An ICO works just like an IPO (Initial Public Offering), but instead of selling shares, in ICO they sell Blockchain-based tokens. An Initial Coin Offering is an event that usually extends over a period of one week or more and in which everyone is allowed to purchase newly issued tokens in exchange for established cryptocurrencies like Bitcoin (BTC) or Ethereum (ETH).
Type of ICO
There are two purposes of using ICO, Crypto Coins and Crypto Tokens:
1- Crypto Coins – to create a new coin which is different to Bitcoin and has its own unique feature and blockchain. One of the most successful ICO’s crypto coins is Ethereum (2013).

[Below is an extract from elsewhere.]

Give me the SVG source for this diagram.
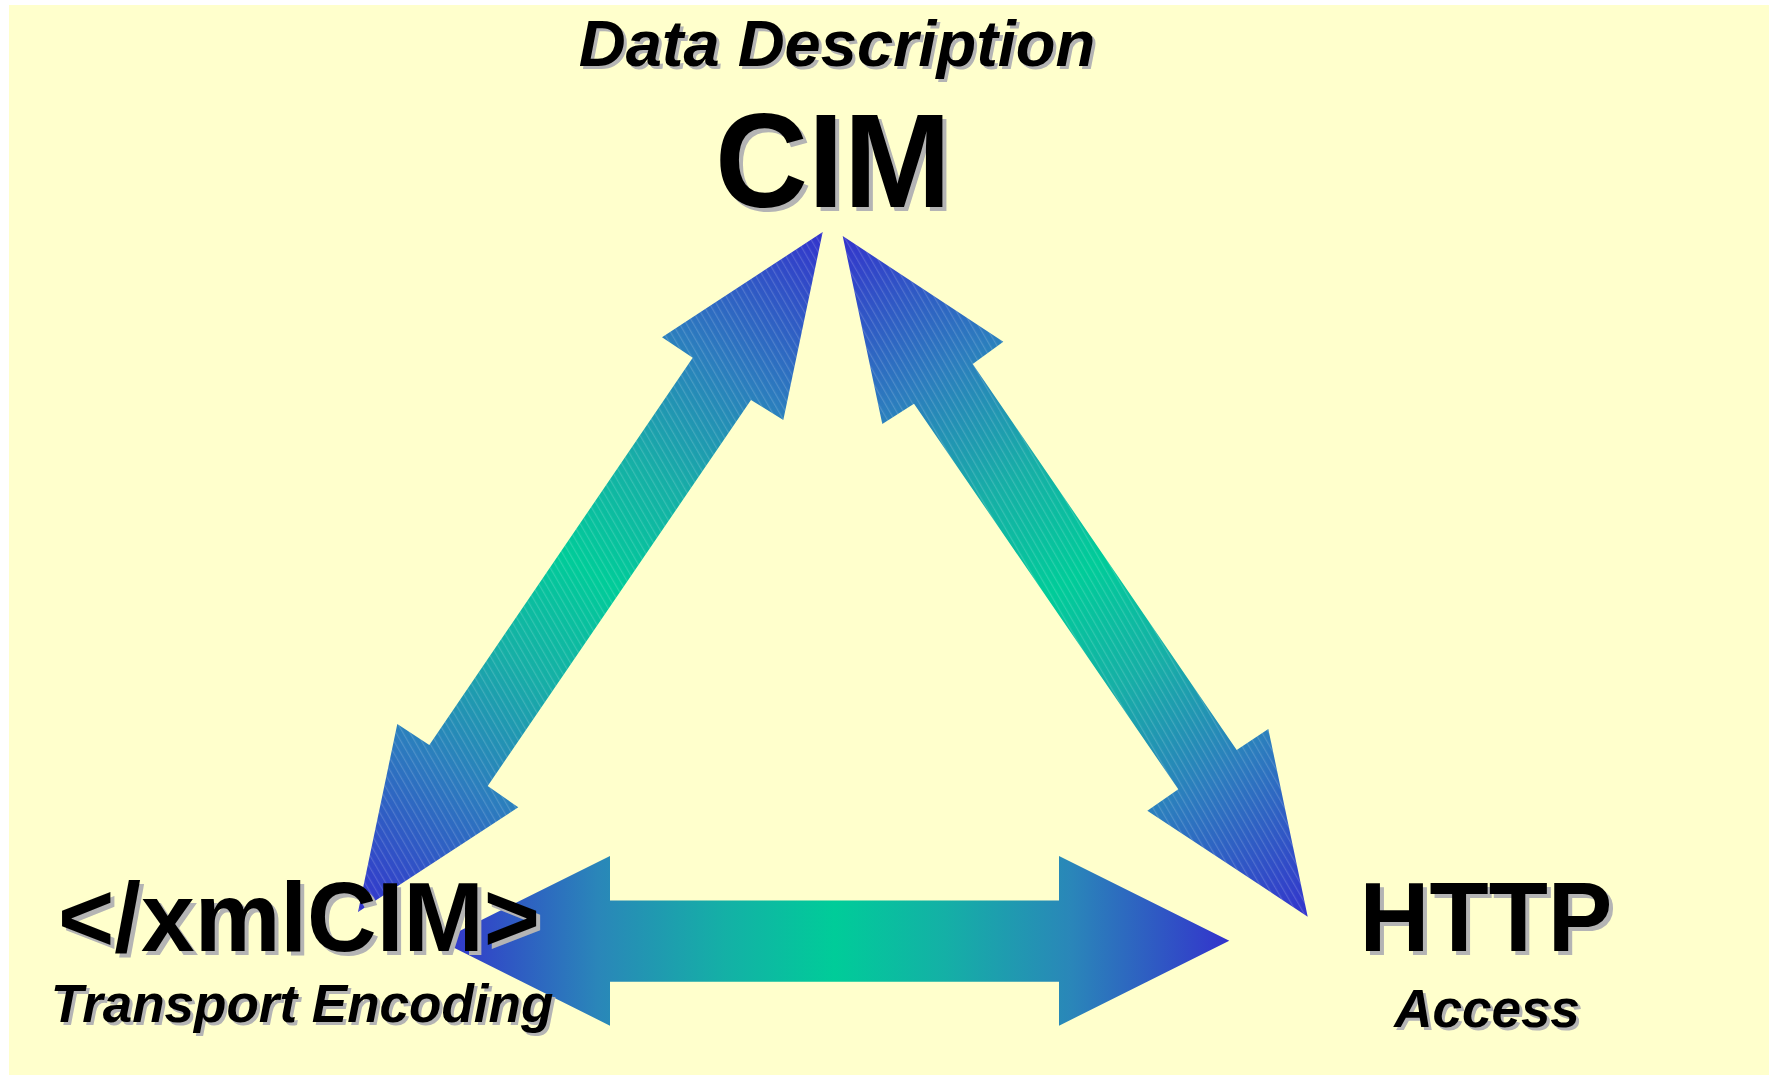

2- Crypto tokens – to create a new project, for which to work a special currency is needed. The equity is raised via crowdfunding, so everybody can take part of it. Later on, the bought equity can be sold on some specific crypto exchanges. This is similar to startups, so you invest in the idea behind it and hope they get profitable. A crypto equity is equivalent to a crypto token. An ICO crypto token can be traded on every exchange, but only if the exchange accepts it.
There are a number of factors that must combine in order for an ICO to become attractive. These factors include a solid idea, strong team, alongside a reasonable hard cap. Just how the ICO intends to collect its funds also contributes to its attractiveness. Most ICOs, should be called token generation events (TGE) since they are based on the ERC-20 protocol and don’t own their own blockchain. The ERC-20 is a token standard that follows specific rules on the Ethereum blockchain because most the ICOs happens there.
Who Can Join an ICO?
As a new alternative way of fundraising, ICO is a disruptive aspect of the cryptocurrency ecosystem. The important note is that ICO has no restriction on who is allowed to join the fundraising. It enables not only notable companies, but also people who have enthusiasm towards digital currency markets to become investors. This is why ICO is interesting, because it’s avoiding traditional methods of funding.
In short, everyone who has a cryptocurrency wallet can join the ICO. Technically login to your wallet and look for an ICO to invest in. If you have already chosen an ICO to invest in, then you probably visited the company’s website. There you can usually find a lot of information about the project, plans for progression and the team, backers and supporters, and all things that supported the ICO. They will also give you specific instructions on how to participate in their ICO.
Despite the attractiveness of an ICO, we should be extra cautious while selecting which ICO to invest in. Due to the exponential growth in public interest, esoteric terminology and a lax regulatory framework, it’s no surprise that ICOs have been used by scammers to cheat on investors to fund an imaginary project.
Before you decide to join the digital coins markets, remember that investing in cryptocurrencies is risky and not all risks are in plain sight. Cryptocurrency ecosystem doesn’t have a regulatory authority, so you have to do your own homework by double checking the ICOs before investing in one. Do yourself a favor and always do an in-depth research on the company and the project, then the decision is yours to make.